#### [Problem requirements]
Give back, word for word, only the lines from the opening of the records through the one with "from matplotlib import font_manager". Pictures stay out.
** Begin **
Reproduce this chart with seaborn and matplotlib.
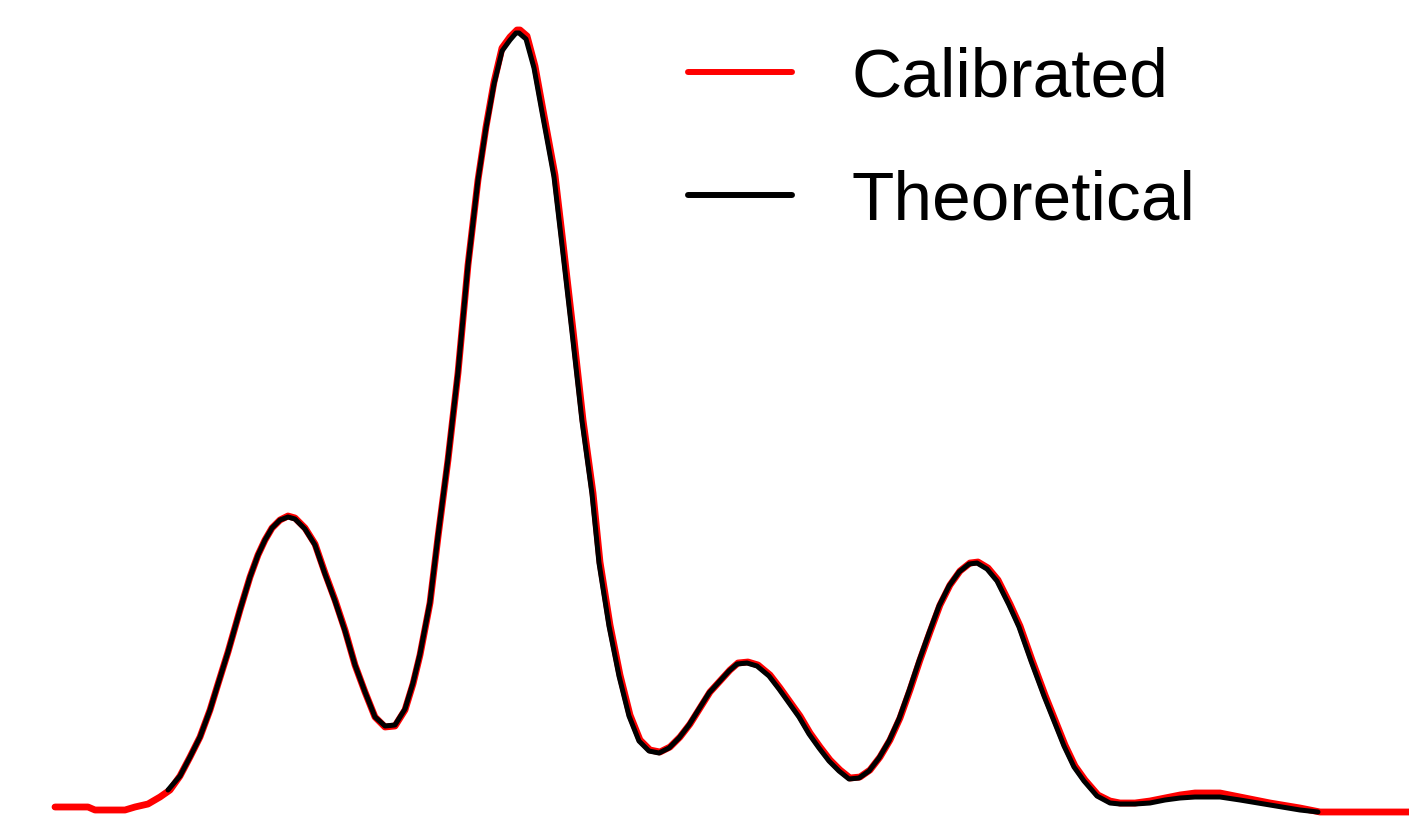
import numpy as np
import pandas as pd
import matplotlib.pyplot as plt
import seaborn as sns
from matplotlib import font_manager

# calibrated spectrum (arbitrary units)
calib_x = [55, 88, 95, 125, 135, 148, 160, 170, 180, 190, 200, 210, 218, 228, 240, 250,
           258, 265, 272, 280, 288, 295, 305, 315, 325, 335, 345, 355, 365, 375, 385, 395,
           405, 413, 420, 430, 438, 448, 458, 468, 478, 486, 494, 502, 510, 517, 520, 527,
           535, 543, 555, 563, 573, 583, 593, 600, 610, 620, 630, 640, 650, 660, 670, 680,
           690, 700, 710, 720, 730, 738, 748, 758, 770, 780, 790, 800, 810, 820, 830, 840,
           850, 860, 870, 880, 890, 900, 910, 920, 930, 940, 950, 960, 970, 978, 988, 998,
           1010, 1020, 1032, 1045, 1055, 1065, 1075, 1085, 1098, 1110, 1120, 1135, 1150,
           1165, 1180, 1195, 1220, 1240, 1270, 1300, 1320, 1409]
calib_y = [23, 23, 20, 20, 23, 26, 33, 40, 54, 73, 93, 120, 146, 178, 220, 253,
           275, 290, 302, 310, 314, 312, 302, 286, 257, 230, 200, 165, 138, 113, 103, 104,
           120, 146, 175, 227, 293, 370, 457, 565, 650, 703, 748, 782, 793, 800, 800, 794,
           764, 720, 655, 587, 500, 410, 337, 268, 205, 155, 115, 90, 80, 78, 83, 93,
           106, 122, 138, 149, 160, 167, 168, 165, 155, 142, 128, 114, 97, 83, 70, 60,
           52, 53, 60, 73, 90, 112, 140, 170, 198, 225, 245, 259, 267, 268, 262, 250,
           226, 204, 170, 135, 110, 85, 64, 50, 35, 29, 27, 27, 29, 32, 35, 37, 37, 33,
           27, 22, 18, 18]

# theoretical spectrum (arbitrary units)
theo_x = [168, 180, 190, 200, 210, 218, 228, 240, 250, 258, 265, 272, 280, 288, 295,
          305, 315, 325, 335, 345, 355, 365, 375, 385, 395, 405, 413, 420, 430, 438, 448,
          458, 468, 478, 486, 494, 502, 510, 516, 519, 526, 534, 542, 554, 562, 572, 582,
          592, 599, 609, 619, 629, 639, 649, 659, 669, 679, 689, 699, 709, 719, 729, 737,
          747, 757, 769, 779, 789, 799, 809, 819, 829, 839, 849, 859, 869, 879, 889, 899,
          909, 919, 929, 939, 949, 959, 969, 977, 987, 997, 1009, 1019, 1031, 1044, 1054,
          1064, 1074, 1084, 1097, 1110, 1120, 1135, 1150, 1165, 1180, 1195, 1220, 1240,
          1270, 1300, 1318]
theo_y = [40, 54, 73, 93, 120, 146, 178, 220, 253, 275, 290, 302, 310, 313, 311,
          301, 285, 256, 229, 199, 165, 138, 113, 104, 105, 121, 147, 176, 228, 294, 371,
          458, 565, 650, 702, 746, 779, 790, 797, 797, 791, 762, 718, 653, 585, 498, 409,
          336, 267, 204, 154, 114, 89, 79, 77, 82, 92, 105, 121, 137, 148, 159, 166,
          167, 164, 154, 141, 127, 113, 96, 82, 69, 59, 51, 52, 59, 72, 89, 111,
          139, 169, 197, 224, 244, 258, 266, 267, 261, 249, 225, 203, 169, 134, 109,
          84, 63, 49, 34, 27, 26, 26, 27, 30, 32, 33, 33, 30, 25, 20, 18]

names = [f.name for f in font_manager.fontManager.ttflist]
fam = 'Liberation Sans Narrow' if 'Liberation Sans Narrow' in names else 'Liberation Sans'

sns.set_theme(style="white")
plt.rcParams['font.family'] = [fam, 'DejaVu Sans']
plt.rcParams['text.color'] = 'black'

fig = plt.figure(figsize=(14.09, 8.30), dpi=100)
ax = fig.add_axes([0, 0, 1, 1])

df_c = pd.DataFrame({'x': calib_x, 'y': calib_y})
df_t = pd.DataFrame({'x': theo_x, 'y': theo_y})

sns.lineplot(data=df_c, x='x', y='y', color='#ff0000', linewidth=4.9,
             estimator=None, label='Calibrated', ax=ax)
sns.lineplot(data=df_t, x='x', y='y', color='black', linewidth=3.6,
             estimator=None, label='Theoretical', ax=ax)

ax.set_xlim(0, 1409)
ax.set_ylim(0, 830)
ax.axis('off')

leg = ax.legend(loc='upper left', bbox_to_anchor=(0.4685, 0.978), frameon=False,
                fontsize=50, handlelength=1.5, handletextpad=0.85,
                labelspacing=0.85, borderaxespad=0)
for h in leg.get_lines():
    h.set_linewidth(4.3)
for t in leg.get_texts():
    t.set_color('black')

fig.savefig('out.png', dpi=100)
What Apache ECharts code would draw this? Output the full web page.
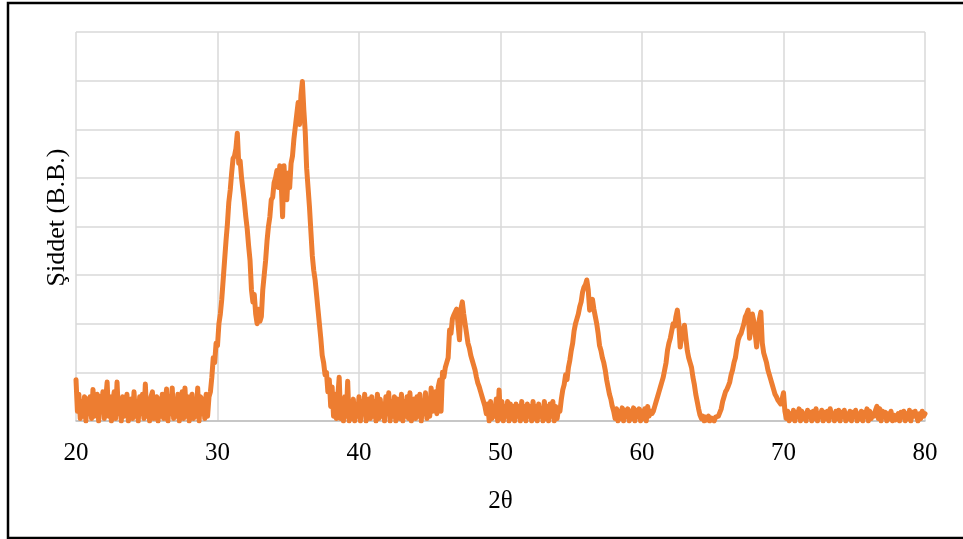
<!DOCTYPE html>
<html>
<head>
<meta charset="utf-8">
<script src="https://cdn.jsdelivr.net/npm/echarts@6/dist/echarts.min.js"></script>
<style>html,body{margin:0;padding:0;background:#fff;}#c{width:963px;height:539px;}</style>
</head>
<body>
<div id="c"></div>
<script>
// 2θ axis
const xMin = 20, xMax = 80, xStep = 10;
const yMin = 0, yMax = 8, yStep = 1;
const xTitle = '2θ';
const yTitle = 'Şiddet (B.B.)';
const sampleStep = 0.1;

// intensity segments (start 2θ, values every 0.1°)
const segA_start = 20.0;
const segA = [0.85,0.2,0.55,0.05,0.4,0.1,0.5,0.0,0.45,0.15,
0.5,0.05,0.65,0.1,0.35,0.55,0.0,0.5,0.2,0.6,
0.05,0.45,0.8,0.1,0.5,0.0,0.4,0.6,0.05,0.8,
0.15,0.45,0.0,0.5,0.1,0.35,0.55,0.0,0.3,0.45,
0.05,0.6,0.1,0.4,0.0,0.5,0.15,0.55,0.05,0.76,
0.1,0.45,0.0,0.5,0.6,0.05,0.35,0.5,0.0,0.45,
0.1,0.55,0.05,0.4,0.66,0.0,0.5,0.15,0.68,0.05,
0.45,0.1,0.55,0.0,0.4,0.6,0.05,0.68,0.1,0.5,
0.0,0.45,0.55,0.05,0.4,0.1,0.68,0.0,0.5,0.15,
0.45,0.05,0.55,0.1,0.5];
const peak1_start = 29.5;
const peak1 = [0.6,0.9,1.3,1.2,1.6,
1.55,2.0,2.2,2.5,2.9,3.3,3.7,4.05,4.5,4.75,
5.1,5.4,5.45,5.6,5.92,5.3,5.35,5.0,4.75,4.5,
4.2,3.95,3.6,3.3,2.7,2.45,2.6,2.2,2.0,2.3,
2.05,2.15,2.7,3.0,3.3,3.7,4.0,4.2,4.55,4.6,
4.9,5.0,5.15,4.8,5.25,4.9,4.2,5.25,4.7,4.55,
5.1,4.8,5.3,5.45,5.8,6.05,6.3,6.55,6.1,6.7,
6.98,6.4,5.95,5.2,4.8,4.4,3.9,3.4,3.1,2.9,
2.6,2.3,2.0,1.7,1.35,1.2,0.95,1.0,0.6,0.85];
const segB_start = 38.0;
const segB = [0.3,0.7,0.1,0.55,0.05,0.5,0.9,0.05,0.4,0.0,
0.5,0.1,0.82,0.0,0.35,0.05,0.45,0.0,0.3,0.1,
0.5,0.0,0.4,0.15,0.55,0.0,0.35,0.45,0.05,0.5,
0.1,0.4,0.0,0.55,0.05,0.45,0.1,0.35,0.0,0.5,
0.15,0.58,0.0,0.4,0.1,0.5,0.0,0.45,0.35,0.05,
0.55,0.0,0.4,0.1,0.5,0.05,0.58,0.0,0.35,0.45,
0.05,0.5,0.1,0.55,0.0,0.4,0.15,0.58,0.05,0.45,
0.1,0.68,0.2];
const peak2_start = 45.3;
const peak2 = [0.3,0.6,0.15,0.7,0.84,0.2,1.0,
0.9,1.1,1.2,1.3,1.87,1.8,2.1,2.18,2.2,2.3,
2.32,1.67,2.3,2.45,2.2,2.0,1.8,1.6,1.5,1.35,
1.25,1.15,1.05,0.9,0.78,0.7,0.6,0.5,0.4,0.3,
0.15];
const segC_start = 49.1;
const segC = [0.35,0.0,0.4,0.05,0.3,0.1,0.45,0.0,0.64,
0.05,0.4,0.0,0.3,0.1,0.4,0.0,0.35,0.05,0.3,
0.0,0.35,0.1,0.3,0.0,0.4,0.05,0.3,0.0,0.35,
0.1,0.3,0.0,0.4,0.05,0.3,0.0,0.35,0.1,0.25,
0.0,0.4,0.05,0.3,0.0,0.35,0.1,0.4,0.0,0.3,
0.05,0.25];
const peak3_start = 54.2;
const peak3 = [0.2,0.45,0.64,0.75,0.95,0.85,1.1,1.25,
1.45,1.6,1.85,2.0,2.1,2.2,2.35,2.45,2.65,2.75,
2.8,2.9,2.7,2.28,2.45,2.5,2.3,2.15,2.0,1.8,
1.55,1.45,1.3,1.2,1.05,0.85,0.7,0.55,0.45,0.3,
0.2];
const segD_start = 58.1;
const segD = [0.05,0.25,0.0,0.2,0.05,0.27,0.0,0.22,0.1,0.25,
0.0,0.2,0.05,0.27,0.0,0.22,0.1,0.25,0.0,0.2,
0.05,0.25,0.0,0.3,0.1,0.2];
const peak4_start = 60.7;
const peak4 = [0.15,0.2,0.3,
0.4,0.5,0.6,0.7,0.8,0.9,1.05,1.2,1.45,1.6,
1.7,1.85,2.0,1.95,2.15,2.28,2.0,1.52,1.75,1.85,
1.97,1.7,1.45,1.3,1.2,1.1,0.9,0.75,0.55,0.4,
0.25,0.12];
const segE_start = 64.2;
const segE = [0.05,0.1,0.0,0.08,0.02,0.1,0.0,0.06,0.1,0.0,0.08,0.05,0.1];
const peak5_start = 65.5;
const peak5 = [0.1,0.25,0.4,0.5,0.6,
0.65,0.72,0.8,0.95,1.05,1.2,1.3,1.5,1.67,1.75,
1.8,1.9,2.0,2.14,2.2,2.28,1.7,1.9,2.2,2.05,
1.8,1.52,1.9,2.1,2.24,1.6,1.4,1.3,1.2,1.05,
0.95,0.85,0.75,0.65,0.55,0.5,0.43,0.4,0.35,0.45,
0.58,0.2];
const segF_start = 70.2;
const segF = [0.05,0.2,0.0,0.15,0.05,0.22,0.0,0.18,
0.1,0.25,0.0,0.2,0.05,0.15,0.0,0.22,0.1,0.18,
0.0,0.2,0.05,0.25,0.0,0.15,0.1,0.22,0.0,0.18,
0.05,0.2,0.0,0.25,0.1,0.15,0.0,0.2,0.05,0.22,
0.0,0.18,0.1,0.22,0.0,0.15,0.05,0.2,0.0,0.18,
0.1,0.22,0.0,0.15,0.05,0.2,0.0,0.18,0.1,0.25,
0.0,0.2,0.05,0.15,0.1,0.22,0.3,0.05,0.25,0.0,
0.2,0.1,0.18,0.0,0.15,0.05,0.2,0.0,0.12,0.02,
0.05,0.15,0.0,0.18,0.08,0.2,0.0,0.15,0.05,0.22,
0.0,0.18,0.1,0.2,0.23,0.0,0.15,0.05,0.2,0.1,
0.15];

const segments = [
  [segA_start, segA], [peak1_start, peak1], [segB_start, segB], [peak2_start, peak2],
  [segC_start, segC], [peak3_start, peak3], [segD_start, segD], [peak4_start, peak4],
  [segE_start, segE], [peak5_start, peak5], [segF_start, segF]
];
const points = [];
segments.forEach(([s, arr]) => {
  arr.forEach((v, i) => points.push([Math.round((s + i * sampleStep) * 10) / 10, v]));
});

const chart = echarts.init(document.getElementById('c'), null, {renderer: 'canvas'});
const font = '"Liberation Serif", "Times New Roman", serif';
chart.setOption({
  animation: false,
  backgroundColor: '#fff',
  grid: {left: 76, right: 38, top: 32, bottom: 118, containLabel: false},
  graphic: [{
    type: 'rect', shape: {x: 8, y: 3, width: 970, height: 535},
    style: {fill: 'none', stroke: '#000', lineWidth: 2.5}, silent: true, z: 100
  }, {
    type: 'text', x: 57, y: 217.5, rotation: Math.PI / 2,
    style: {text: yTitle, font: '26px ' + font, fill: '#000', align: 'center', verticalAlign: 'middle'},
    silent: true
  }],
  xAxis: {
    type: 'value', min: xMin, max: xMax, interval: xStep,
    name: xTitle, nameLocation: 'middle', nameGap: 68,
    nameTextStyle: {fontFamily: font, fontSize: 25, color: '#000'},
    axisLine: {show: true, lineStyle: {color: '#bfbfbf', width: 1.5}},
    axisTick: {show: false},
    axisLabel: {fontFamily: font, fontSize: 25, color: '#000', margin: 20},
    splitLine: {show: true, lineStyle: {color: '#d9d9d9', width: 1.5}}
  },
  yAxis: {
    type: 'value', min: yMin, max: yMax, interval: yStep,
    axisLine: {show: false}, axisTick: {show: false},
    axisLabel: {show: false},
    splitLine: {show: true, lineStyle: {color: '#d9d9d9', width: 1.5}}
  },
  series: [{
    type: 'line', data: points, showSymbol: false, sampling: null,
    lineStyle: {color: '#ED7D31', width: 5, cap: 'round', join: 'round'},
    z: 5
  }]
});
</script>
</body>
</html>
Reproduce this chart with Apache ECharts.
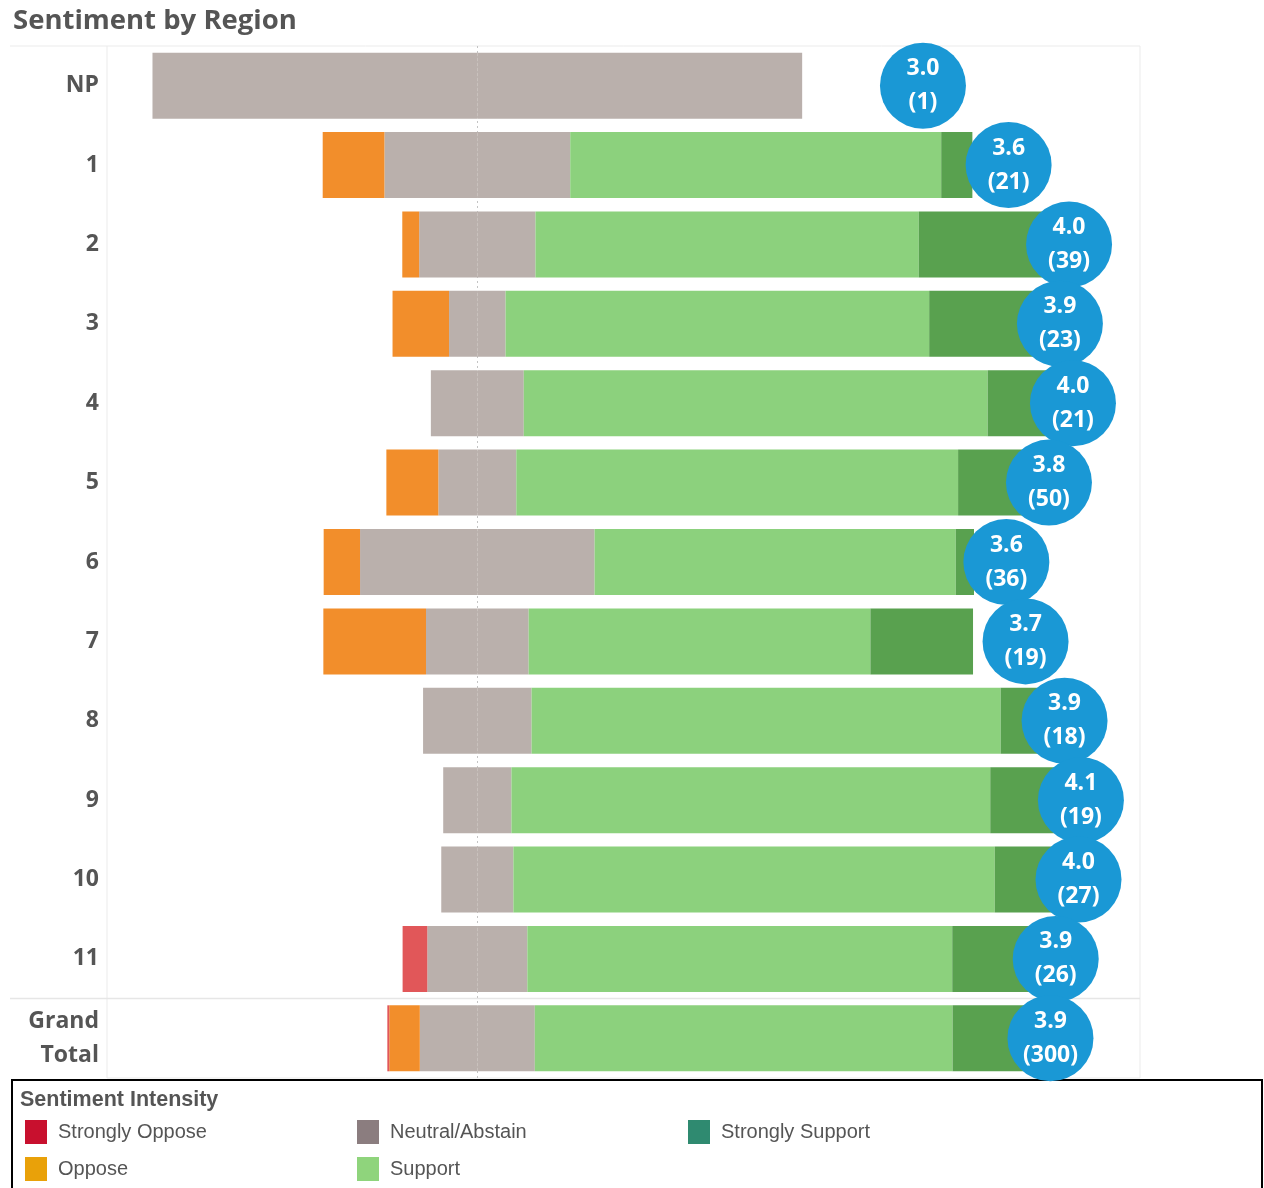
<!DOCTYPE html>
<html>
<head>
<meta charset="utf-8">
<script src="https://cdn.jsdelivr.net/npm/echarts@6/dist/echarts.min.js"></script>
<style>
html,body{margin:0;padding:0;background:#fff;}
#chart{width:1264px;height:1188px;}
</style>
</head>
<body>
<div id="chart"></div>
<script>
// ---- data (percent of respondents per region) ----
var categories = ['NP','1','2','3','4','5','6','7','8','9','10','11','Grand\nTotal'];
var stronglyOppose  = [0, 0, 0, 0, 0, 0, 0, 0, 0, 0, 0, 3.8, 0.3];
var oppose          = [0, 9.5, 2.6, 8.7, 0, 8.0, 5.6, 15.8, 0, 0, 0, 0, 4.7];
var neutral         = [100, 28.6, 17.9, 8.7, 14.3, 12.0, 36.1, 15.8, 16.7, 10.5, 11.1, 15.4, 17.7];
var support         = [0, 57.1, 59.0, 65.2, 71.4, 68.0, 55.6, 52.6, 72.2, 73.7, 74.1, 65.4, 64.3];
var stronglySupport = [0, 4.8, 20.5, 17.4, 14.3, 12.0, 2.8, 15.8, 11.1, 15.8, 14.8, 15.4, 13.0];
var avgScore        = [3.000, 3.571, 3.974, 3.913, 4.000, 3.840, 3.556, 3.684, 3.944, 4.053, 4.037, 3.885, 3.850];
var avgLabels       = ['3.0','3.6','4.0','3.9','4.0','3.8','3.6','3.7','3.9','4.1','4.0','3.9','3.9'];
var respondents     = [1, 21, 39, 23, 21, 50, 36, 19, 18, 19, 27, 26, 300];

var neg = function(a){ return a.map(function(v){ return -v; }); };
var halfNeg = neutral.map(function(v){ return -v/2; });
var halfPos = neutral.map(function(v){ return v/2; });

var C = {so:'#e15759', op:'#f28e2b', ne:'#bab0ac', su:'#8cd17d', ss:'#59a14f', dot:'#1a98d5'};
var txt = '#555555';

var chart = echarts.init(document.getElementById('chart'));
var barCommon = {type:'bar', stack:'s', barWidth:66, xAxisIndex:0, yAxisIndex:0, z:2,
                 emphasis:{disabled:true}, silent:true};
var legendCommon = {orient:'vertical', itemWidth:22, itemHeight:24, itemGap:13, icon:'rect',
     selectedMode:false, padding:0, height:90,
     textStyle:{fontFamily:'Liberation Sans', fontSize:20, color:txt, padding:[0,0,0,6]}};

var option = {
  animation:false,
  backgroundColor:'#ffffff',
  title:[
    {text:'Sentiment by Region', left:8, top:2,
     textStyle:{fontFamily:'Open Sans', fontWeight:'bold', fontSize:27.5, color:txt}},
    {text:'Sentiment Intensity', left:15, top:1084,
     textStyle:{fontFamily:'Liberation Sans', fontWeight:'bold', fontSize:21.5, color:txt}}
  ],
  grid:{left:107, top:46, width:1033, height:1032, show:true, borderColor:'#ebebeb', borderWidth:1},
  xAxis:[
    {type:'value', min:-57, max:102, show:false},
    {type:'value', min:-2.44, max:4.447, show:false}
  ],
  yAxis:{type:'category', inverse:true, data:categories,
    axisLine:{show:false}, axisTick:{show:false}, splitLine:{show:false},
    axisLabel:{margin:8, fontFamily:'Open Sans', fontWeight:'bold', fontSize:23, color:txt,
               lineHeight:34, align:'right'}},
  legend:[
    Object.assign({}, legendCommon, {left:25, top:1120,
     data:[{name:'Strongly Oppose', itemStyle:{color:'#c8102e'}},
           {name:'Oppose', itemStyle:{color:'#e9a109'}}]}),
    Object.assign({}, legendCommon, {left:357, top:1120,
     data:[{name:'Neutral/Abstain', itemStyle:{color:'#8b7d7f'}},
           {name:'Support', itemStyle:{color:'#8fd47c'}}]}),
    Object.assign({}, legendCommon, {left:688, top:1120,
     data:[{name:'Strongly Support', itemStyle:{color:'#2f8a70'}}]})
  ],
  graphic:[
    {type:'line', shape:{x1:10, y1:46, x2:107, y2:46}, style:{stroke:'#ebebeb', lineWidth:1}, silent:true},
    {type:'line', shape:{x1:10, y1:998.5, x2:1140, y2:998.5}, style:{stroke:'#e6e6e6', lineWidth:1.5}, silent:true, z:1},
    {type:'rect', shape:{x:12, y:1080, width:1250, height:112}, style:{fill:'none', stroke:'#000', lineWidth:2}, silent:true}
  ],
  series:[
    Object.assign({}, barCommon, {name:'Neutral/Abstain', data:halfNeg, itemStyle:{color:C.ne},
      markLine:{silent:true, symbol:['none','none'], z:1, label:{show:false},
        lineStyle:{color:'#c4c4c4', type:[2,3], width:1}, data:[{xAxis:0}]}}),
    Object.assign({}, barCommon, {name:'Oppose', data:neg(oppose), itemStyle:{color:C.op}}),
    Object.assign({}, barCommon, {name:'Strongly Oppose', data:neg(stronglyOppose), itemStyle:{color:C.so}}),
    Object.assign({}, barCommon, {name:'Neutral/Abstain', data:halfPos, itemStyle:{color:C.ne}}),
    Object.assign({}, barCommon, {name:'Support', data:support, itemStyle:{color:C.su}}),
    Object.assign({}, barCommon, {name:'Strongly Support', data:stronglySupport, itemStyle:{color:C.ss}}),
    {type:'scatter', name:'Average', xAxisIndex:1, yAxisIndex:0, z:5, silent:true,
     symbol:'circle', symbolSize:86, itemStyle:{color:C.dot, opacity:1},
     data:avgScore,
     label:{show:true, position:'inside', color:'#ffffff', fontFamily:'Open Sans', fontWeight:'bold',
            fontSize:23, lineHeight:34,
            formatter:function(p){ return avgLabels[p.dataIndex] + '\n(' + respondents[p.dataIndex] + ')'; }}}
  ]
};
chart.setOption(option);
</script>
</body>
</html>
** End **
#### [Written answer]
Reproduce this chart with seaborn and matplotlib.
import numpy as np
import pandas as pd
import matplotlib.pyplot as plt
import seaborn as sns
from matplotlib import font_manager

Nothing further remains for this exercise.